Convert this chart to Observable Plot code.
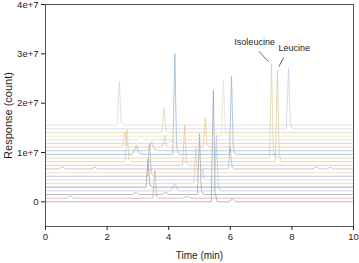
<!DOCTYPE html>
<html>
<head>
<meta charset="utf-8">
<script src="https://cdn.jsdelivr.net/npm/d3@7"></script>
<script src="https://cdn.jsdelivr.net/npm/@observablehq/plot@0.6"></script>
<style>
  html, body { margin: 0; padding: 0; background: #fff; }
</style>
</head>
<body>
<div id="chart"></div>
<script>
// Baseline of each stacked trace (response, units of 1e6), bottom to top
const baselines = [0, 0.74, 1.48, 2.22, 2.96, 3.7, 4.44, 5.18, 5.92, 6.66, 7.4,
  8.14, 8.88, 9.62, 10.36, 11.1, 11.84, 12.58, 13.32, 14.06, 14.8, 15.54];
// Trace colours, bottom to top
const colors = ["#8f9db3", "#d9a58e", "#9c9ca8", "#b3c7de", "#8e8e9e", "#f0caa2",
  "#b8cbe0", "#a7aec0", "#f2d3b3", "#a0b3cc", "#e9bb90", "#d8c99c",
  "#d6d49e", "#8fb0d0", "#aab7c9", "#efbf88", "#c3cde0", "#e8d8c0",
  "#e6e0c8", "#e4d3a3", "#c4cde6", "#e0cfcb"];
// Peaks of each trace: [time (min), apex response (1e6)]
const peaks = [
  [[5.45, 22.6], [6.07, 0.6]],
  [[0.8, 1.2], [3.55, 6.3], [4.6, 1.1]],
  [[2.95, 2.0], [3.9, 2.0], [5.0, 13.8]],
  [[4.2, 3.8], [5.55, 13.5]],
  [[3.33, 8.7]],
  [[4.88, 11.0]],
  [[5.1, 6.5]],
  [[3.38, 11.8]],
  [],
  [[0.55, 7.1], [1.6, 7.0], [6.0, 11.0], [8.8, 7.1], [9.25, 7.0]],
  [[4.52, 15.6]],
  [[2.65, 14.6], [7.53, 26.7]],
  [[7.34, 27.9]],
  [[2.95, 11.4], [4.2, 30.0], [6.04, 25.4]],
  [[3.45, 12.2]],
  [[2.58, 14.2], [3.87, 13.4], [5.19, 17.1]],
  [[4.1, 12.5]],
  [[3.1, 13.2]],
  [[5.78, 24.6]],
  [[3.85, 18.9]],
  [[7.89, 27.1]],
  [[2.4, 24.4]]
];
const xTicks = [0, 2, 4, 6, 8, 10];
const yTicks = [0, 1e7, 2e7, 3e7, 4e7];
const labels = [
  {name: "Isoleucine", t: 6.79, v: 32.3, t0: 6.93, v0: 30.5, t1: 7.24, v1: 28.4},
  {name: "Leucine", t: 8.08, v: 31.2, t0: 7.73, v0: 29.3, t1: 7.58, v1: 27.4}
];

// Build each trace's points from its baseline and its peaks
const traces = baselines.map((b, i) => {
  const pts = [{t: 0, v: b * 1e6}];
  const ps = peaks[i].slice().sort((a, c) => a[0] - c[0]);
  for (const [t, apex] of ps) {
    const h = apex - b;
    const w = h < 2 ? 0.12 : 0.07;
    pts.push({t: t - w, v: b * 1e6});
    pts.push({t: t, v: apex * 1e6});
    pts.push({t: t + w * 0.8, v: (b + h * 0.08) * 1e6});
    pts.push({t: t + w * 1.8, v: b * 1e6});
  }
  pts.push({t: 10, v: b * 1e6});
  return pts;
});

const marks = [];
traces.forEach((pts, i) => {
  marks.push(Plot.line(pts, {x: "t", y: "v", stroke: colors[i], strokeWidth: 0.9, strokeOpacity: 0.8}));
});
marks.push(Plot.frame({stroke: "#555", strokeWidth: 1}));
marks.push(Plot.axisX({ticks: xTicks, tickSize: 4, tickPadding: 3, fontSize: 9.5, label: null}));
marks.push(Plot.axisX({ticks: [], tickSize: 0, fontSize: 10,
  label: "Time (min)", labelAnchor: "center", labelArrow: false, labelOffset: 32}));
marks.push(Plot.axisY({ticks: yTicks, tickSize: 4, tickPadding: 3, fontSize: 9.5,
  tickFormat: d => d === 0 ? "0" : d3.format(".0e")(d), label: null}));
marks.push(Plot.axisY({ticks: [], tickSize: 0, fontSize: 11,
  label: "Response (count)", labelAnchor: "center", labelArrow: false, labelOffset: 41}));
marks.push(Plot.text(labels, {x: "t", y: d => d.v * 1e6, text: "name", fontSize: 9, fill: "#222"}));
marks.push(Plot.link(labels, {x1: "t0", y1: d => d.v0 * 1e6, x2: "t1", y2: d => d.v1 * 1e6, stroke: "#444", strokeWidth: 0.8}));

const chart = Plot.plot({
  width: 359,
  height: 263,
  marginLeft: 45,
  marginRight: 6,
  marginTop: 4,
  marginBottom: 37,
  style: {fontSize: "10px", fontFamily: "'Liberation Sans', Arial, sans-serif", color: "#222", background: "#fff"},
  x: {domain: [0, 10]},
  y: {domain: [-5e6, 4e7]},
  marks
});
document.getElementById("chart").appendChild(chart);
</script>
</body>
</html>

> _GOAL_: Transcribe the material exactly, keeping every word and none of the pictures.

> _ANSWER TO THIS PROBLEM_:
Convert this chart to Observable Plot code.
<!DOCTYPE html>
<html>
<head>
<meta charset="utf-8">
<script src="https://cdn.jsdelivr.net/npm/d3@7"></script>
<script src="https://cdn.jsdelivr.net/npm/@observablehq/plot@0.6"></script>
<style>
  html, body { margin: 0; padding: 0; background: #fff; }
</style>
</head>
<body>
<div id="chart"></div>
<script>
// Baseline of each stacked trace (response, units of 1e6), bottom to top
const baselines = [0, 0.74, 1.48, 2.22, 2.96, 3.7, 4.44, 5.18, 5.92, 6.66, 7.4,
  8.14, 8.88, 9.62, 10.36, 11.1, 11.84, 12.58, 13.32, 14.06, 14.8, 15.54];
// Trace colours, bottom to top
const colors = ["#8f9db3", "#d9a58e", "#9c9ca8", "#b3c7de", "#8e8e9e", "#f0caa2",
  "#b8cbe0", "#a7aec0", "#f2d3b3", "#a0b3cc", "#e9bb90", "#d8c99c",
  "#d6d49e", "#8fb0d0", "#aab7c9", "#efbf88", "#c3cde0", "#e8d8c0",
  "#e6e0c8", "#e4d3a3", "#c4cde6", "#e0cfcb"];
// Peaks of each trace: [time (min), apex response (1e6)]
const peaks = [
  [[5.45, 22.6], [6.07, 0.6]],
  [[0.8, 1.2], [3.55, 6.3], [4.6, 1.1]],
  [[2.95, 2.0], [3.9, 2.0], [5.0, 13.8]],
  [[4.2, 3.8], [5.55, 13.5]],
  [[3.33, 8.7]],
  [[4.88, 11.0]],
  [[5.1, 6.5]],
  [[3.38, 11.8]],
  [],
  [[0.55, 7.1], [1.6, 7.0], [6.0, 11.0], [8.8, 7.1], [9.25, 7.0]],
  [[4.52, 15.6]],
  [[2.65, 14.6], [7.53, 26.7]],
  [[7.34, 27.9]],
  [[2.95, 11.4], [4.2, 30.0], [6.04, 25.4]],
  [[3.45, 12.2]],
  [[2.58, 14.2], [3.87, 13.4], [5.19, 17.1]],
  [[4.1, 12.5]],
  [[3.1, 13.2]],
  [[5.78, 24.6]],
  [[3.85, 18.9]],
  [[7.89, 27.1]],
  [[2.4, 24.4]]
];
const xTicks = [0, 2, 4, 6, 8, 10];
const yTicks = [0, 1e7, 2e7, 3e7, 4e7];
const labels = [
  {name: "Isoleucine", t: 6.79, v: 32.3, t0: 6.93, v0: 30.5, t1: 7.24, v1: 28.4},
  {name: "Leucine", t: 8.08, v: 31.2, t0: 7.73, v0: 29.3, t1: 7.58, v1: 27.4}
];

// Build each trace's points from its baseline and its peaks
const traces = baselines.map((b, i) => {
  const pts = [{t: 0, v: b * 1e6}];
  const ps = peaks[i].slice().sort((a, c) => a[0] - c[0]);
  for (const [t, apex] of ps) {
    const h = apex - b;
    const w = h < 2 ? 0.12 : 0.07;
    pts.push({t: t - w, v: b * 1e6});
    pts.push({t: t, v: apex * 1e6});
    pts.push({t: t + w * 0.8, v: (b + h * 0.08) * 1e6});
    pts.push({t: t + w * 1.8, v: b * 1e6});
  }
  pts.push({t: 10, v: b * 1e6});
  return pts;
});

const marks = [];
traces.forEach((pts, i) => {
  marks.push(Plot.line(pts, {x: "t", y: "v", stroke: colors[i], strokeWidth: 0.9, strokeOpacity: 0.8}));
});
marks.push(Plot.frame({stroke: "#555", strokeWidth: 1}));
marks.push(Plot.axisX({ticks: xTicks, tickSize: 4, tickPadding: 3, fontSize: 9.5, label: null}));
marks.push(Plot.axisX({ticks: [], tickSize: 0, fontSize: 10,
  label: "Time (min)", labelAnchor: "center", labelArrow: false, labelOffset: 32}));
marks.push(Plot.axisY({ticks: yTicks, tickSize: 4, tickPadding: 3, fontSize: 9.5,
  tickFormat: d => d === 0 ? "0" : d3.format(".0e")(d), label: null}));
marks.push(Plot.axisY({ticks: [], tickSize: 0, fontSize: 11,
  label: "Response (count)", labelAnchor: "center", labelArrow: false, labelOffset: 41}));
marks.push(Plot.text(labels, {x: "t", y: d => d.v * 1e6, text: "name", fontSize: 9, fill: "#222"}));
marks.push(Plot.link(labels, {x1: "t0", y1: d => d.v0 * 1e6, x2: "t1", y2: d => d.v1 * 1e6, stroke: "#444", strokeWidth: 0.8}));

const chart = Plot.plot({
  width: 359,
  height: 263,
  marginLeft: 45,
  marginRight: 6,
  marginTop: 4,
  marginBottom: 37,
  style: {fontSize: "10px", fontFamily: "'Liberation Sans', Arial, sans-serif", color: "#222", background: "#fff"},
  x: {domain: [0, 10]},
  y: {domain: [-5e6, 4e7]},
  marks
});
document.getElementById("chart").appendChild(chart);
</script>
</body>
</html>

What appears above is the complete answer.